Please welcome Joyce Tremel, who will describe how she came to be writing cozy mysteries~

tangled_up_in_brew

If someone had told me even ten years ago that I’d be writing cozies, I’m not sure I would have believed them. Back then, I was the part-time secretary for my local police department. The book I was writing was more of a police procedural, and my main character was an ex-cop who taught martial arts.

It was definitely NOT a cozy in any way, shape, or form. It made sense to me to “write what you know.” I knew cops and I knew martial arts—I had a second degree blackbelt in Taekwondo.

Then in 2008, I was let go from that job and I wondered what to do next. Did I find another part-time job? Or should I take the opportunity to write full time and see what happened?
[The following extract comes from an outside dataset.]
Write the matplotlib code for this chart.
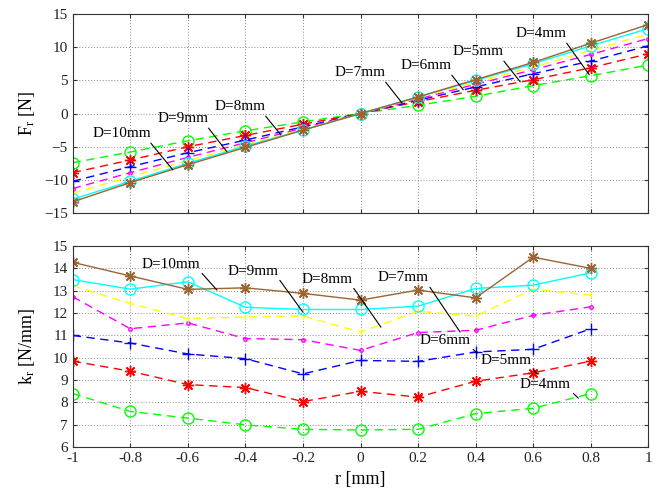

Fortunately we didn’t need the tiny bit of income I’d had so I chose the latter and started a new book. The new story featured a police secretary named Irma Jean. She was a bit of a smart aleck. I let myself write without putting a label of “procedural” or “cozy” or anything else on the book. I just wrote the story.

When it was finished I sent out queries and an agent liked it enough to work on revising it with me. She had me restructure the book and soon it was ready to submit to publishers.

Except . . . she dropped a bombshell on me. She was leaving to take her dream job with a publishing company. Eventually I found another agent who started submitting the book. Then she left agenting to go back to school, but the good news was another agent at the same agency took me on. Whew.

To make this long story a little shorter, In Spite of Murder ended up on the desk of an editor at Berkley. She liked the story but the book wasn’t cozy enough for their line. She liked my voice and wanted to know if I’d be interested in writing a cozy.

Well, YES.

I’d been reading a lot of cozies and I realized deep down that was what I wanted to write. That was the genre I had the voice for. I just had to figure out what my book would be about.

I didn’t do crafts. I did help hubby with some home improvement type things, but there were already cozies that covered that topic. I tried to think up unusual occupations, but it seemed like most had been done. It finally dawned on me ( I may have been drinking a beer at the time) that there were no cozies with a craft brew theme.

Max O’Hara, my protagonist, would be a female brewmaster and I’d set it in my hometown of Pittsburgh. She’d have five older brothers and her dad would be a homicide detective. Her romantic interest would be her childhood crush—the best friend of one of her brothers.

I wrote a proposal for what I was calling the Brewing Trouble Series. The proposal included a synopsis of the first book, To Brew Or Not To Brew, plus ideas for following books. I sent the proposal along with the first three chapters to my agent. The rest, as they say, is history.

And now I’m launching the second book in the series, Tangled Up in Brew. I really hope yinz guys (as we say in Pittsburgh) will give Max O’Hara and her friends a try. You won’t be disappointed!

Joyce Tremel was a police secretary for ten years and more than once envisioned the demise of certain co-workers, but settled on writing as a way to keep herself out of jail.

Her flash fiction has appeared in Mysterical-e, and her non-fiction has been published in the Pittsburgh Post-Gazette and the Pennsylvania Chiefs of Police magazine. Her debut novel, TO BREW OR NOT TO BREW (December 2015) was nominated for a 2015 Reviewers’ Choice Award for best amateur sleuth by RT Book Reviews. The second book in the series TANGLED UP IN BREW (October 2016) has been chosen as a Top Pick by RT Book Reviews. The third book, A ROOM WITH A BREW, is tentatively scheduled for release in October 2017.